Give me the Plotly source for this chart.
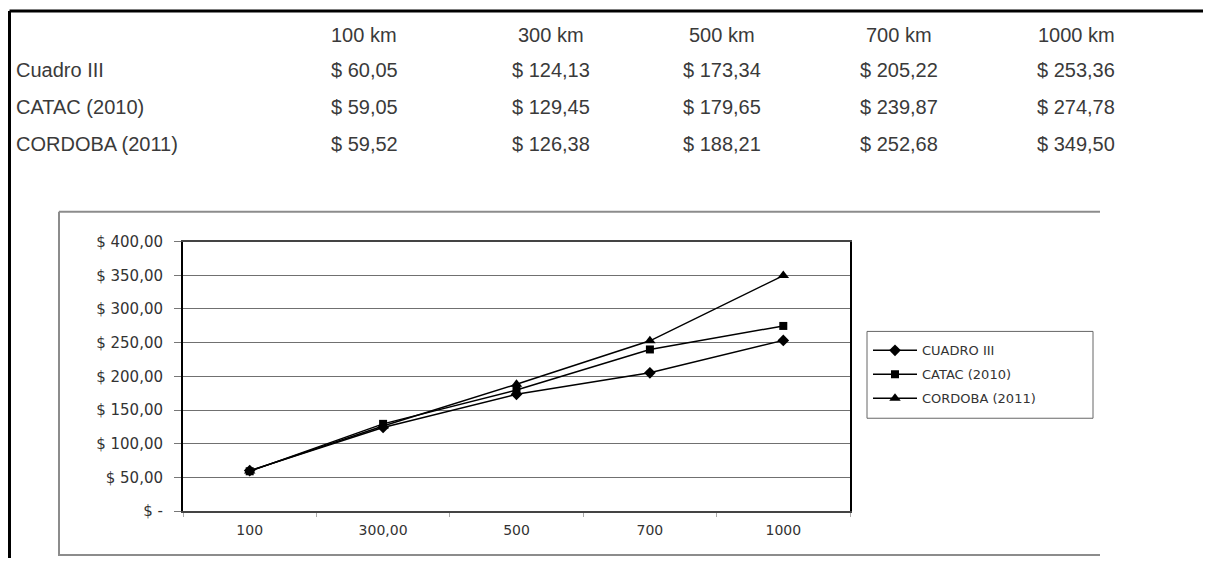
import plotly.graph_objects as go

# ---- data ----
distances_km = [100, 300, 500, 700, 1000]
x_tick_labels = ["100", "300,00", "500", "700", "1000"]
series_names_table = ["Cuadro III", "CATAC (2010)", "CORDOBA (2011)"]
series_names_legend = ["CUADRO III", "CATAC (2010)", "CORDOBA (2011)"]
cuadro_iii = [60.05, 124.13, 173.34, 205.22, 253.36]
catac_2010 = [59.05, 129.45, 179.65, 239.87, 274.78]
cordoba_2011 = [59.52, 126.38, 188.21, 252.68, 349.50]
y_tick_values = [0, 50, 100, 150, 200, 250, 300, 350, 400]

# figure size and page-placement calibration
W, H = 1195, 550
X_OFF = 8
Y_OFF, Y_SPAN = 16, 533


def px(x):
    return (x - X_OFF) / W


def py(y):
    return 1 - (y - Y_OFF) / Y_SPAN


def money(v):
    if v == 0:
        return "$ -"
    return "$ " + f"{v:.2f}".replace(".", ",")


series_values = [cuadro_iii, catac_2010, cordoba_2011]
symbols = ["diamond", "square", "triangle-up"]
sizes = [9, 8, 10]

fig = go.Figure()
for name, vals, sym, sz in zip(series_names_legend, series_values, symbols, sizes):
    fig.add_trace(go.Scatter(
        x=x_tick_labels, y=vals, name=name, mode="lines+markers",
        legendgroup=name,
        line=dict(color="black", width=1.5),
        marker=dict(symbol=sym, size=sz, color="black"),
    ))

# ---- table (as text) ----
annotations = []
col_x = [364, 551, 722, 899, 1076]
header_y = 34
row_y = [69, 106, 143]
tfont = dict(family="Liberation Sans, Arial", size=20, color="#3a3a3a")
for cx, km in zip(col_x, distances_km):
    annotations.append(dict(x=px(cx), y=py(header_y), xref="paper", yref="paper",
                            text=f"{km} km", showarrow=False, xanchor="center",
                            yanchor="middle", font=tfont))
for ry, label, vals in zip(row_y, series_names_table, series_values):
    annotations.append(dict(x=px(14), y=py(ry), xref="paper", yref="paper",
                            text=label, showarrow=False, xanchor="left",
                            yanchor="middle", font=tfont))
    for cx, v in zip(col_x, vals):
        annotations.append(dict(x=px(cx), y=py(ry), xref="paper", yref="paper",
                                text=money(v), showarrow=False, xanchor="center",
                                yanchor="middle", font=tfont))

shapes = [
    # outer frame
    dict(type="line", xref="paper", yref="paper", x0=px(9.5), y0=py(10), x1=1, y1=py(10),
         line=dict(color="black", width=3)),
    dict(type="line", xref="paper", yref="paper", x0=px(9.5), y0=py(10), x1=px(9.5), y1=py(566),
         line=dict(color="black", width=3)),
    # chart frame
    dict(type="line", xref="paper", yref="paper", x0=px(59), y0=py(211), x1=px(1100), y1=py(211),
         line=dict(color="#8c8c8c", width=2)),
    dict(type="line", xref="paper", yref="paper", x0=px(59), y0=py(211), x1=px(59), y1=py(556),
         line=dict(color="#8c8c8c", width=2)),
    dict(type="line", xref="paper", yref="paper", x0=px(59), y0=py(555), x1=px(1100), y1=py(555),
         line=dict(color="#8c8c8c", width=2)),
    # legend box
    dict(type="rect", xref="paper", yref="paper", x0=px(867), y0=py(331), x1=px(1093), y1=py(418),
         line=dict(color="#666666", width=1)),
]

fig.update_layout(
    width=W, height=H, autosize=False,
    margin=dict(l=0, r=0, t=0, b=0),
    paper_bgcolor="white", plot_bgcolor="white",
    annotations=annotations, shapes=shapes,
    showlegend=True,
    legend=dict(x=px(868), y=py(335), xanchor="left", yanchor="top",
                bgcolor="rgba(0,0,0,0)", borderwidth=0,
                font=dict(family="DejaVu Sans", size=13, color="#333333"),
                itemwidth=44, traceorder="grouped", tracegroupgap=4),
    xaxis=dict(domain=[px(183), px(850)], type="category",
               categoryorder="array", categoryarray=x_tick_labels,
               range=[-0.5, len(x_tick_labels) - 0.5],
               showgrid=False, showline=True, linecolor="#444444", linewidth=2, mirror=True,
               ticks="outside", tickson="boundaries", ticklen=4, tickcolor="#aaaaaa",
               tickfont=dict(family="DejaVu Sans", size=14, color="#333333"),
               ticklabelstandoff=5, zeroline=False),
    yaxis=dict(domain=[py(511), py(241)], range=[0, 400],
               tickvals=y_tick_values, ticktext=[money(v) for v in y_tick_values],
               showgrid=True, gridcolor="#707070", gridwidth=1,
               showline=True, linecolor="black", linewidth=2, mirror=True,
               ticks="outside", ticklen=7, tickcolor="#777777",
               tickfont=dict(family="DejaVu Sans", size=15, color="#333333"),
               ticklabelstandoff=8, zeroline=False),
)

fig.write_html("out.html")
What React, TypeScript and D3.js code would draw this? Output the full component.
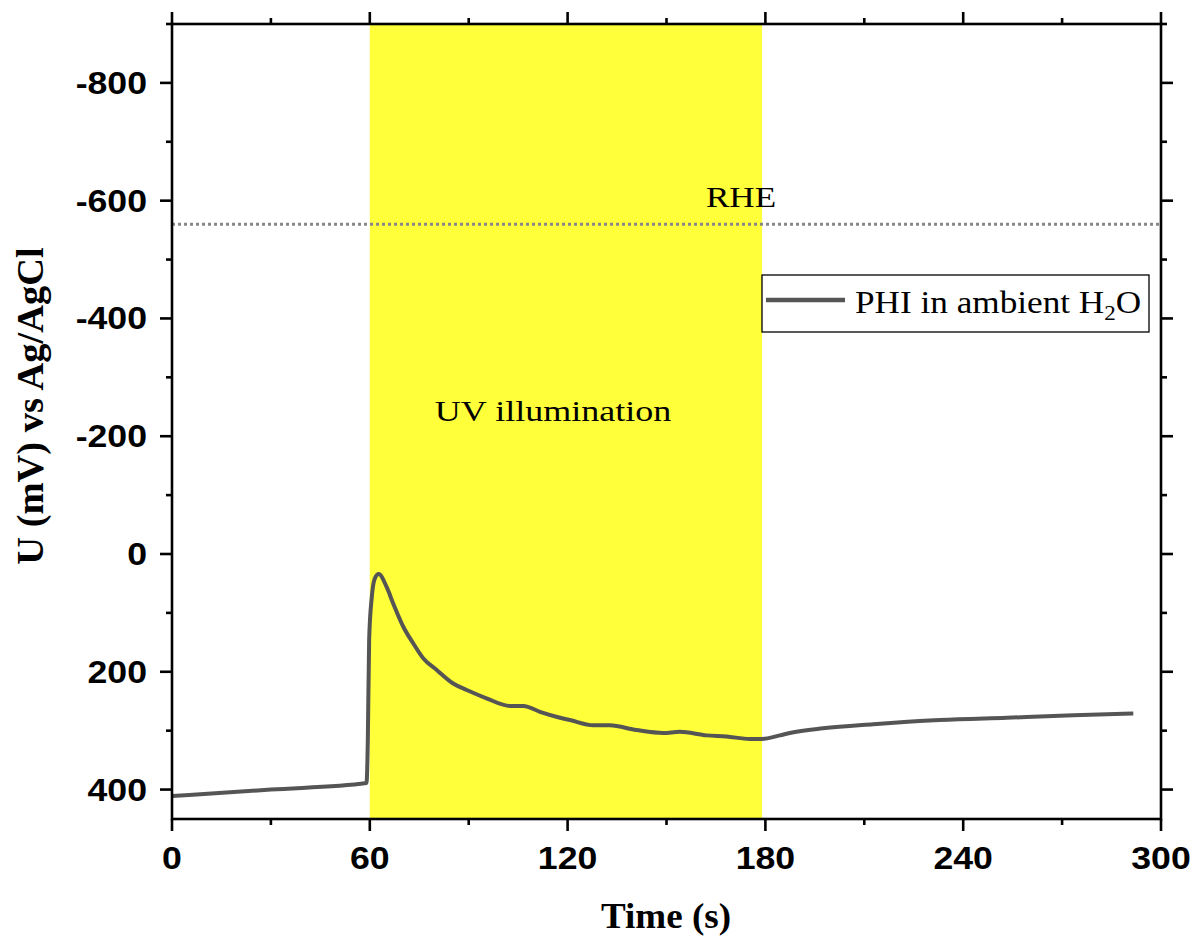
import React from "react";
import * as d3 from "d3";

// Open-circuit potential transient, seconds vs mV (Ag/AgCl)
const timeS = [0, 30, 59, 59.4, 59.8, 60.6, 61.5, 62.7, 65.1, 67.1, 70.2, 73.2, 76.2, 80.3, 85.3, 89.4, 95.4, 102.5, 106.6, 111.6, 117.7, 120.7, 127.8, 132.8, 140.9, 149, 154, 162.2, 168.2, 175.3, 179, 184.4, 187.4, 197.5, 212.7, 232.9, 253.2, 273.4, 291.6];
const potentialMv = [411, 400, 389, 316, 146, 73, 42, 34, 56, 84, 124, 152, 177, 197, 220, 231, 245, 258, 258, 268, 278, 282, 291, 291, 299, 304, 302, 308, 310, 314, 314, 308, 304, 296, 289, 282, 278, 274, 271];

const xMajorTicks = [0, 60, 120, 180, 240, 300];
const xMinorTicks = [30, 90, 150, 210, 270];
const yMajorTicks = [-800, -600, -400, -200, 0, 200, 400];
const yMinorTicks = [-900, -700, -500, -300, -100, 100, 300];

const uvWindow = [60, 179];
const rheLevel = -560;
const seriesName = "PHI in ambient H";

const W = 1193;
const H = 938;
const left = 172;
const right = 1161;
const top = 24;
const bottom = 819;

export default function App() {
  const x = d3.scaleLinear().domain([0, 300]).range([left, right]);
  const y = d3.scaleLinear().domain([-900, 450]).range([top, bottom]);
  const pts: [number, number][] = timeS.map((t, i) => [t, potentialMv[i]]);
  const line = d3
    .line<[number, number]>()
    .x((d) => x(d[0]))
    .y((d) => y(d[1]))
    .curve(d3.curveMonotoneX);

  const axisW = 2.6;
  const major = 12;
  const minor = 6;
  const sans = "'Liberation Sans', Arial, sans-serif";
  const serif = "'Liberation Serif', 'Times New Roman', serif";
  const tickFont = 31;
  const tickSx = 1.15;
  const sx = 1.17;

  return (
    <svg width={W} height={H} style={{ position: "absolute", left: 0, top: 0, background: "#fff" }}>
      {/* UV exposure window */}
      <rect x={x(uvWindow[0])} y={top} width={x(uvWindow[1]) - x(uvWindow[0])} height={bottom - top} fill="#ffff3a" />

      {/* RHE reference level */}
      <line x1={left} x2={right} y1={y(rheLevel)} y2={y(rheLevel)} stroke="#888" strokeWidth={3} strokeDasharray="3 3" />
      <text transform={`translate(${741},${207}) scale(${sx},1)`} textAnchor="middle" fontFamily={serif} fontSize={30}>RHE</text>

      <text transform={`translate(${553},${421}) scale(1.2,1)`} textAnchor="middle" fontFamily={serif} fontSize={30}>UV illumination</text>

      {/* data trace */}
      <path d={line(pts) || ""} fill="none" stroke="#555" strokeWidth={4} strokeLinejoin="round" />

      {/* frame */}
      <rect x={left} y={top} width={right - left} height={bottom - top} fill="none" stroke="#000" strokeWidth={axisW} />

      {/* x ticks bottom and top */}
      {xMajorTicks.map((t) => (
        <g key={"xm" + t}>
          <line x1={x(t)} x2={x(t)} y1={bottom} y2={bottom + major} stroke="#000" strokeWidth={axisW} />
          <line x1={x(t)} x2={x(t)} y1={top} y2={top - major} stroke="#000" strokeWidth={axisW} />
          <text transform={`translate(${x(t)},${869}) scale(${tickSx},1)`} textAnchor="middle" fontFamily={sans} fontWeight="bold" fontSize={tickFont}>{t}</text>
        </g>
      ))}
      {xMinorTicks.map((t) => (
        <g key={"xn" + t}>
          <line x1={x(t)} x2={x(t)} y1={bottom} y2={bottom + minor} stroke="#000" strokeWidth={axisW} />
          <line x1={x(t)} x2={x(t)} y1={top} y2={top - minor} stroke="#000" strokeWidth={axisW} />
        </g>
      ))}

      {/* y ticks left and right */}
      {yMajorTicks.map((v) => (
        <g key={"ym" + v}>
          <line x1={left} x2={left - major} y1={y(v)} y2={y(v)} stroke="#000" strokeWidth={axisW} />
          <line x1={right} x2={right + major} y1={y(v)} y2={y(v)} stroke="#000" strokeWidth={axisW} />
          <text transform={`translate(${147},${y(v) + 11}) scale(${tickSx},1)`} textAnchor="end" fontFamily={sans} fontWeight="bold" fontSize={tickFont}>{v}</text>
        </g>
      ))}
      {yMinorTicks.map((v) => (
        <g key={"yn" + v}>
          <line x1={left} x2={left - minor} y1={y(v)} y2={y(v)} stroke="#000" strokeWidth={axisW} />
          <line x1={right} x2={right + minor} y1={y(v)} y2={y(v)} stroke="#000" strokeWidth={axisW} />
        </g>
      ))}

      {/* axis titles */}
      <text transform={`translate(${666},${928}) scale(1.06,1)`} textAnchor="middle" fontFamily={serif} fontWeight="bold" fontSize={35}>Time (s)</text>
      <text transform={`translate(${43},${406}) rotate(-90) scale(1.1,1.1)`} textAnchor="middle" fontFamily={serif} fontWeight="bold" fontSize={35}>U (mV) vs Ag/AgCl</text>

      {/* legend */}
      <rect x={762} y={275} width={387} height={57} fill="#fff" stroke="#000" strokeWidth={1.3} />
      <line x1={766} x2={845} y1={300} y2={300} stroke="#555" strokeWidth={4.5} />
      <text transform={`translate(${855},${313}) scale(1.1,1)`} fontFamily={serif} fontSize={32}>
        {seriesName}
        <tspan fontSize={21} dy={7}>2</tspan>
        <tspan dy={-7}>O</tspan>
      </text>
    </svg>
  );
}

-----

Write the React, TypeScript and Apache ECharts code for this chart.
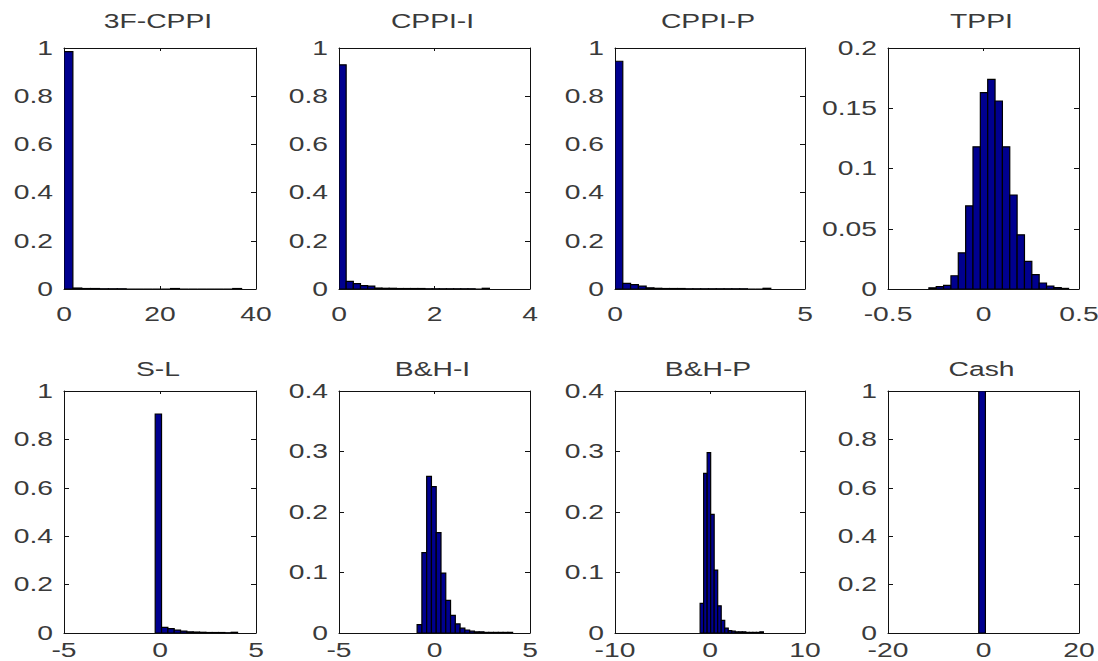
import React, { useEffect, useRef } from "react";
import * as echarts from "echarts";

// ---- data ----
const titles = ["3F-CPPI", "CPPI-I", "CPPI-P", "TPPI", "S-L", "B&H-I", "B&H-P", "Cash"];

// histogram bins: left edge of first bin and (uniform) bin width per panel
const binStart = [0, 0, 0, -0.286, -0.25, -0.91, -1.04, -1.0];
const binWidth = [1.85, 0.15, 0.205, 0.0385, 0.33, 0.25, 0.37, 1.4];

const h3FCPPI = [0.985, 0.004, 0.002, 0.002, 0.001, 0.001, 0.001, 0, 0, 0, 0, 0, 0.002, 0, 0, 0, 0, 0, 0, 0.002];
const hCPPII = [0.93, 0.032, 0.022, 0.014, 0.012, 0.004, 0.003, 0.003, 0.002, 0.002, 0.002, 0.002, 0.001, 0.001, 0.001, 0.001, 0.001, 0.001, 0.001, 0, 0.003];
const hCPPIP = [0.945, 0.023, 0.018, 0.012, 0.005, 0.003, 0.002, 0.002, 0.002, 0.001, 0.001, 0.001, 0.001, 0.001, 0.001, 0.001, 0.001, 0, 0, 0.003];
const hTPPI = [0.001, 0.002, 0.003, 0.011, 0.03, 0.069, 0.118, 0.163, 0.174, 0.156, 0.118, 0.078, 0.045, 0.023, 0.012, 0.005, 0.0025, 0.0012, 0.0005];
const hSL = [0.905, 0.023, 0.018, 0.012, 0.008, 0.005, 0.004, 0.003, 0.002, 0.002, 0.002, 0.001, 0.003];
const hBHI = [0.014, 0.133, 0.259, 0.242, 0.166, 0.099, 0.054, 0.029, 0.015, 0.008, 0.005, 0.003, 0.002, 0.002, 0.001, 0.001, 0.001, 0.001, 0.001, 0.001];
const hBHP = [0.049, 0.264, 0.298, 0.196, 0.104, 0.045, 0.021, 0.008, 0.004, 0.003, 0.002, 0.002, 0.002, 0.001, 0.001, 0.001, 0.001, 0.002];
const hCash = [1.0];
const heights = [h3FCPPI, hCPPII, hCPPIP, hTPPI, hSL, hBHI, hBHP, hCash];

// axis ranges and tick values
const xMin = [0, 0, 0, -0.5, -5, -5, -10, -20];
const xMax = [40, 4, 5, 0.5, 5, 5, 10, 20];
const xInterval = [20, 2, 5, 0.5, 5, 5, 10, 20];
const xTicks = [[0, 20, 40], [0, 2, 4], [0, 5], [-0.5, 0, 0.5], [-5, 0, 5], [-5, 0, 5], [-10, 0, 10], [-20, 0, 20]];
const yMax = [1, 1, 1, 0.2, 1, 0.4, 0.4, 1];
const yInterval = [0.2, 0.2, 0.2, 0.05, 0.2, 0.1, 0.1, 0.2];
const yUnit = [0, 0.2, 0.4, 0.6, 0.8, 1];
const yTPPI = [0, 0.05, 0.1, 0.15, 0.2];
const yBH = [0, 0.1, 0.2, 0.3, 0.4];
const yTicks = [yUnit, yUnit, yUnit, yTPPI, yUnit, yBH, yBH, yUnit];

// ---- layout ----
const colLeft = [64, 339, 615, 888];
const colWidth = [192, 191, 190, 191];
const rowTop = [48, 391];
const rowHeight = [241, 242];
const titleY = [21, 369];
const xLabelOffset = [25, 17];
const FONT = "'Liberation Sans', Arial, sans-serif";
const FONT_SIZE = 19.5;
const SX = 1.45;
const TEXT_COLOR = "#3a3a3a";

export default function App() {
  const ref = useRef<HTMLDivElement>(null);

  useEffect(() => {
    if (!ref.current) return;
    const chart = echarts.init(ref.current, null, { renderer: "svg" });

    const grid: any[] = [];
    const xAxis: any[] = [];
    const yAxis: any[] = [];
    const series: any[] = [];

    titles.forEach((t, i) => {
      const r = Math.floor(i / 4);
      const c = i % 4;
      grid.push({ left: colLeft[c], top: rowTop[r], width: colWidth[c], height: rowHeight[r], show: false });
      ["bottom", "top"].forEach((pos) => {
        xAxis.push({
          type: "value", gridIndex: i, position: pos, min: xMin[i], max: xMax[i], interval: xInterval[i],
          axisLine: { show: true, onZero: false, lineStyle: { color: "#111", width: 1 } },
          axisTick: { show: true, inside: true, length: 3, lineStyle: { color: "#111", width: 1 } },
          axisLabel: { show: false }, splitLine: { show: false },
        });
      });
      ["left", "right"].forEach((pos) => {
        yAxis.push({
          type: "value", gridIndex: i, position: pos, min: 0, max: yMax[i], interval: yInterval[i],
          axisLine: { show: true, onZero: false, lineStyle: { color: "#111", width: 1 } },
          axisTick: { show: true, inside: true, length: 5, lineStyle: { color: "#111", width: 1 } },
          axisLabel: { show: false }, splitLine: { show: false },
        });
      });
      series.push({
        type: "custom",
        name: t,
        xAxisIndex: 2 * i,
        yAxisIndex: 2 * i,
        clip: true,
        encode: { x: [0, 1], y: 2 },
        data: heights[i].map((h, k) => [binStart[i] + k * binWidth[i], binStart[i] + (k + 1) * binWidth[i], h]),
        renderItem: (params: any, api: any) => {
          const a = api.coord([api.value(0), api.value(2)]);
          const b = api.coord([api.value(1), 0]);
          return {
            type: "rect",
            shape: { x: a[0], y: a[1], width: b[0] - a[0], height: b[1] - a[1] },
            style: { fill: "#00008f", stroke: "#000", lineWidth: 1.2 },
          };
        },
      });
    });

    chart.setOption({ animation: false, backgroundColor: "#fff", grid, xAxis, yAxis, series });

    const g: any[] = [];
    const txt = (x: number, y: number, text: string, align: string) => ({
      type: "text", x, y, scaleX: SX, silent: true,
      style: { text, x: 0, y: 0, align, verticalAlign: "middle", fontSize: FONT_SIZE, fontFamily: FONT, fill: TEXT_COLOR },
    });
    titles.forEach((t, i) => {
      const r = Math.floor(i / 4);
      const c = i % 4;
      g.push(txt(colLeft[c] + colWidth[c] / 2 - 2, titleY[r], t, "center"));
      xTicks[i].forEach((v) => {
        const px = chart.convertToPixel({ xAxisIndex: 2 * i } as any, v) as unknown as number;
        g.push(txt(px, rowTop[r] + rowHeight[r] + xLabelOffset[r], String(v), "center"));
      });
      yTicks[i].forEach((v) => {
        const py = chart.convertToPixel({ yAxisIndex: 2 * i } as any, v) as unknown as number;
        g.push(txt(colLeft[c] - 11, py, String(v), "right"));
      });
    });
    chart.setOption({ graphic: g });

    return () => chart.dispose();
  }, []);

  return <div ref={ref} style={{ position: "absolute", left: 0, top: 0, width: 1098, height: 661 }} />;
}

-----

GIVEN PROBLEM
Up in the listing, locate the line with "What React, TypeScript"; print it and every line after it down to the line with "const yMinorTicks = [-900, -700, -500, -300, -100, 100, 300];", which is included too. Skip the pictures.

OUTPUT FOR THIS TASK
What React, TypeScript and D3.js code would draw this? Output the full component.
import React from "react";
import * as d3 from "d3";

// Open-circuit potential transient, seconds vs mV (Ag/AgCl)
const timeS = [0, 30, 59, 59.4, 59.8, 60.6, 61.5, 62.7, 65.1, 67.1, 70.2, 73.2, 76.2, 80.3, 85.3, 89.4, 95.4, 102.5, 106.6, 111.6, 117.7, 120.7, 127.8, 132.8, 140.9, 149, 154, 162.2, 168.2, 175.3, 179, 184.4, 187.4, 197.5, 212.7, 232.9, 253.2, 273.4, 291.6];
const potentialMv = [411, 400, 389, 316, 146, 73, 42, 34, 56, 84, 124, 152, 177, 197, 220, 231, 245, 258, 258, 268, 278, 282, 291, 291, 299, 304, 302, 308, 310, 314, 314, 308, 304, 296, 289, 282, 278, 274, 271];

const xMajorTicks = [0, 60, 120, 180, 240, 300];
const xMinorTicks = [30, 90, 150, 210, 270];
const yMajorTicks = [-800, -600, -400, -200, 0, 200, 400];
const yMinorTicks = [-900, -700, -500, -300, -100, 100, 300];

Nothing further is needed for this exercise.